# MATERIAL PROVIDED
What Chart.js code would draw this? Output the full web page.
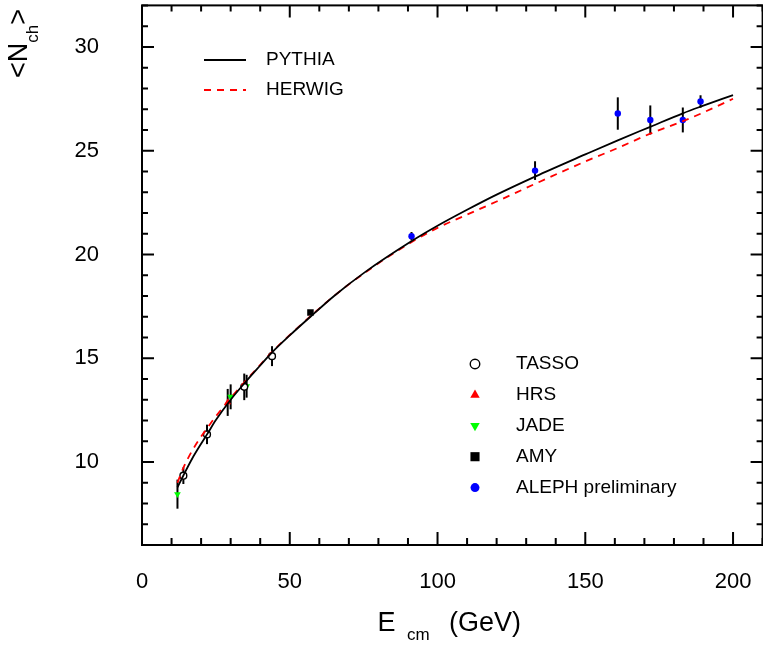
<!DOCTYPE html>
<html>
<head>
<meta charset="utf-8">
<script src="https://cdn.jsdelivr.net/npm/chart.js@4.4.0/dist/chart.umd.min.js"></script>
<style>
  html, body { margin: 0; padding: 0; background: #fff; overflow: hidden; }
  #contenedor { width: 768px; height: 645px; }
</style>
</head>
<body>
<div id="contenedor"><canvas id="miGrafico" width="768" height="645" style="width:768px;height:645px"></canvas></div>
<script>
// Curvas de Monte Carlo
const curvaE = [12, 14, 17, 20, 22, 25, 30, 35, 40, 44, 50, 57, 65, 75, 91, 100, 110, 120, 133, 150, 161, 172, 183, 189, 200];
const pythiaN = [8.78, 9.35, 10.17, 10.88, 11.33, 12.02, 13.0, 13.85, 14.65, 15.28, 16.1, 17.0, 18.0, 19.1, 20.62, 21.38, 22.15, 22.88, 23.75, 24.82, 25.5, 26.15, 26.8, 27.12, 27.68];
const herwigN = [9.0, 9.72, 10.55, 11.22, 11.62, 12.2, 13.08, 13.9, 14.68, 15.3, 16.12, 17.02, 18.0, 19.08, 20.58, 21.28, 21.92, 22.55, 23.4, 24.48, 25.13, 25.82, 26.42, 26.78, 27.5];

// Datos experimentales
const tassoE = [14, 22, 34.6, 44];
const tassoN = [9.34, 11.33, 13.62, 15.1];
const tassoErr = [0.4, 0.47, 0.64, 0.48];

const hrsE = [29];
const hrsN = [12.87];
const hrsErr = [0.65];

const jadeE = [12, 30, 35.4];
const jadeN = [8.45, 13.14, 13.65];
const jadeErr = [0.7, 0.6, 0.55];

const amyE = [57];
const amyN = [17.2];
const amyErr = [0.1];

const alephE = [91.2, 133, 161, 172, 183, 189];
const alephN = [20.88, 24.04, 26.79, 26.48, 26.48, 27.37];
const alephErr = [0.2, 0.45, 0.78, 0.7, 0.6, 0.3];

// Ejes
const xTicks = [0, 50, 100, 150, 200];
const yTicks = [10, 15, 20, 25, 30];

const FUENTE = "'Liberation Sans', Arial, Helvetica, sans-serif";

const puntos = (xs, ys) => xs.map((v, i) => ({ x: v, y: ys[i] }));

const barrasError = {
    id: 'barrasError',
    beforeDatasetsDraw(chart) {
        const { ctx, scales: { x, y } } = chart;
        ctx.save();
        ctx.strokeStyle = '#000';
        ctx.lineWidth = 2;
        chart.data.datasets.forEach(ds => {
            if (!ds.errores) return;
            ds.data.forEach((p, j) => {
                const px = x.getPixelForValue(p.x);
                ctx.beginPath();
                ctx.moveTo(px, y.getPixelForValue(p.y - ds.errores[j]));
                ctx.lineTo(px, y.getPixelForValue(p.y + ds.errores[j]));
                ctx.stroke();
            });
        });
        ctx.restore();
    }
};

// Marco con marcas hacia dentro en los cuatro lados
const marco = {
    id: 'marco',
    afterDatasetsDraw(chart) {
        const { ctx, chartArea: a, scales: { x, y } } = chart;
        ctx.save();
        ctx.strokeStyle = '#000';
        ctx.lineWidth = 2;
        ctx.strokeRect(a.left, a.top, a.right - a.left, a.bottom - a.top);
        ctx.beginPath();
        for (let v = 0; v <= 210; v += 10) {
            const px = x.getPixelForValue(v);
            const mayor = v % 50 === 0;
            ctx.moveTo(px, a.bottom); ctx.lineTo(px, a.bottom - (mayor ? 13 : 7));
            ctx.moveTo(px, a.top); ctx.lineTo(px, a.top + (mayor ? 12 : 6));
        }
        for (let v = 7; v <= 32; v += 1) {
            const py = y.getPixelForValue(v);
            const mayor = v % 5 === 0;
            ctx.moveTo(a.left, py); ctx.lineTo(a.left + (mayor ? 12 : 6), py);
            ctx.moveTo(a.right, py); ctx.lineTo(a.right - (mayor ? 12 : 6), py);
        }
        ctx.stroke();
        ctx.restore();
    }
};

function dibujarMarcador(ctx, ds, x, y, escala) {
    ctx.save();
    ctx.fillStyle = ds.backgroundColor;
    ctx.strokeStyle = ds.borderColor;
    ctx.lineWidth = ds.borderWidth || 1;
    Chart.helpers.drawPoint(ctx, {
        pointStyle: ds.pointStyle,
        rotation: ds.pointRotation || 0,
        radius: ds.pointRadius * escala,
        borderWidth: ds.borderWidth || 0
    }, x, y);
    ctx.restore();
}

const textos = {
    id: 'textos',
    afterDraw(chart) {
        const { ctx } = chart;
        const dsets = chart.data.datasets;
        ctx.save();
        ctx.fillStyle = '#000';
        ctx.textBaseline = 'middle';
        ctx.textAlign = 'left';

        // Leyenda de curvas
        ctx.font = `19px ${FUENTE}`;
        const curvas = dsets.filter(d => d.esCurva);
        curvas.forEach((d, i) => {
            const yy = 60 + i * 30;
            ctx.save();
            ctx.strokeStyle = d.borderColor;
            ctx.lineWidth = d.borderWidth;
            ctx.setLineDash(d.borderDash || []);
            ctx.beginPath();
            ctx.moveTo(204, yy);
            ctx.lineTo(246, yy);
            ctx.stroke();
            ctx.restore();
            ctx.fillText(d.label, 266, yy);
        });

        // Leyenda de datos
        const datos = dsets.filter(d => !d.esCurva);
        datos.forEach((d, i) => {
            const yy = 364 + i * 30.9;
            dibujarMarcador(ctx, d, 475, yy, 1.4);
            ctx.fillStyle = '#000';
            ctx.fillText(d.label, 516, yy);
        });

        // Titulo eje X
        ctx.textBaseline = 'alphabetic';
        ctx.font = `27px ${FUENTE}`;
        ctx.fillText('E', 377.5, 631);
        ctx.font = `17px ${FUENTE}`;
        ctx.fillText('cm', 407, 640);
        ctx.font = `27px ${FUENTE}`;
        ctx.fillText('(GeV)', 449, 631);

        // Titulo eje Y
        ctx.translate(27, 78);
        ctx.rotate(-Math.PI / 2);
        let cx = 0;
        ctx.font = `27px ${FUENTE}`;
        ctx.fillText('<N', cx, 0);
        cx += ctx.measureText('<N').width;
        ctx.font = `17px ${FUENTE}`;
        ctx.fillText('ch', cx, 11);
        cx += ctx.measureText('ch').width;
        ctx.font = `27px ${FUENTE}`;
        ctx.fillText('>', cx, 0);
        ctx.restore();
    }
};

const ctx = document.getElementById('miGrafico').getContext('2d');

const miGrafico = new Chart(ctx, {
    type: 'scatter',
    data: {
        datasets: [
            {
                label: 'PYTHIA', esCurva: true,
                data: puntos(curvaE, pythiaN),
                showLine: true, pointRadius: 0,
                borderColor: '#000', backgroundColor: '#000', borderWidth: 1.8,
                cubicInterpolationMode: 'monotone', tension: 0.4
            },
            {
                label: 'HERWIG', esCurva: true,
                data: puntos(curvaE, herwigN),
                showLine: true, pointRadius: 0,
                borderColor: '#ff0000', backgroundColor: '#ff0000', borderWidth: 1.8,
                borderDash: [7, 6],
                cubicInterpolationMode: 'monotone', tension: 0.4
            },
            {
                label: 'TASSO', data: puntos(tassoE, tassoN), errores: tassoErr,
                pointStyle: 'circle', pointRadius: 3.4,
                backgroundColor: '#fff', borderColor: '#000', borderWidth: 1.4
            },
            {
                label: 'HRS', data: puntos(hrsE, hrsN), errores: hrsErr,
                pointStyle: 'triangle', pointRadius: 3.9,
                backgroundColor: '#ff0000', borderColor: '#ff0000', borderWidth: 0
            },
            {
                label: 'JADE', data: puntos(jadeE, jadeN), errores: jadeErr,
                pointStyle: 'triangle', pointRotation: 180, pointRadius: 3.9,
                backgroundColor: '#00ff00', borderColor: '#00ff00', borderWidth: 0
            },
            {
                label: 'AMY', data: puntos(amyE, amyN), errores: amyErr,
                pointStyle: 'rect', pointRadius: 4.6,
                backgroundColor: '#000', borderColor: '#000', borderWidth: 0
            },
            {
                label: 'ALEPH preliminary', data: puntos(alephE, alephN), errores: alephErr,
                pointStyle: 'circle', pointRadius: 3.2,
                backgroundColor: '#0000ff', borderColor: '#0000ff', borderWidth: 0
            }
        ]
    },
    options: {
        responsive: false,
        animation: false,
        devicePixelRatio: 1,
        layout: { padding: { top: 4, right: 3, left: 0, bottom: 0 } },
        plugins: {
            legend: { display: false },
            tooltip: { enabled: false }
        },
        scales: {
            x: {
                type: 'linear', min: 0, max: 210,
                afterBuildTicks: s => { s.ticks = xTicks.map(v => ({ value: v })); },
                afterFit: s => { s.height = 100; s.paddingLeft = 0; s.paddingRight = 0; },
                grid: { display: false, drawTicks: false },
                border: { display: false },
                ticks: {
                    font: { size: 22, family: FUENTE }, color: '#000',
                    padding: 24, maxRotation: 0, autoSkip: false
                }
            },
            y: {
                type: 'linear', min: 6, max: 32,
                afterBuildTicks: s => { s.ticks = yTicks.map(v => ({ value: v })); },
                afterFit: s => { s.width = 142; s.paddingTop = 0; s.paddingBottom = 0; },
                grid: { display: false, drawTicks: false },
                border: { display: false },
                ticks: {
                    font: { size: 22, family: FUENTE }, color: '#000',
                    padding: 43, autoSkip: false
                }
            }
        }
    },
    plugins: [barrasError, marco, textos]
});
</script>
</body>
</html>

# REQUIRED TASK
Pictures stay out. Repeat only the lines from the beginning of the data through the line that has "const puntos = (xs, ys)".

# FINAL RESULT
What Chart.js code would draw this? Output the full web page.
<!DOCTYPE html>
<html>
<head>
<meta charset="utf-8">
<script src="https://cdn.jsdelivr.net/npm/chart.js@4.4.0/dist/chart.umd.min.js"></script>
<style>
  html, body { margin: 0; padding: 0; background: #fff; overflow: hidden; }
  #contenedor { width: 768px; height: 645px; }
</style>
</head>
<body>
<div id="contenedor"><canvas id="miGrafico" width="768" height="645" style="width:768px;height:645px"></canvas></div>
<script>
// Curvas de Monte Carlo
const curvaE = [12, 14, 17, 20, 22, 25, 30, 35, 40, 44, 50, 57, 65, 75, 91, 100, 110, 120, 133, 150, 161, 172, 183, 189, 200];
const pythiaN = [8.78, 9.35, 10.17, 10.88, 11.33, 12.02, 13.0, 13.85, 14.65, 15.28, 16.1, 17.0, 18.0, 19.1, 20.62, 21.38, 22.15, 22.88, 23.75, 24.82, 25.5, 26.15, 26.8, 27.12, 27.68];
const herwigN = [9.0, 9.72, 10.55, 11.22, 11.62, 12.2, 13.08, 13.9, 14.68, 15.3, 16.12, 17.02, 18.0, 19.08, 20.58, 21.28, 21.92, 22.55, 23.4, 24.48, 25.13, 25.82, 26.42, 26.78, 27.5];

// Datos experimentales
const tassoE = [14, 22, 34.6, 44];
const tassoN = [9.34, 11.33, 13.62, 15.1];
const tassoErr = [0.4, 0.47, 0.64, 0.48];

const hrsE = [29];
const hrsN = [12.87];
const hrsErr = [0.65];

const jadeE = [12, 30, 35.4];
const jadeN = [8.45, 13.14, 13.65];
const jadeErr = [0.7, 0.6, 0.55];

const amyE = [57];
const amyN = [17.2];
const amyErr = [0.1];

const alephE = [91.2, 133, 161, 172, 183, 189];
const alephN = [20.88, 24.04, 26.79, 26.48, 26.48, 27.37];
const alephErr = [0.2, 0.45, 0.78, 0.7, 0.6, 0.3];

// Ejes
const xTicks = [0, 50, 100, 150, 200];
const yTicks = [10, 15, 20, 25, 30];

const FUENTE = "'Liberation Sans', Arial, Helvetica, sans-serif";

const puntos = (xs, ys) => xs.map((v, i) => ({ x: v, y: ys[i] }));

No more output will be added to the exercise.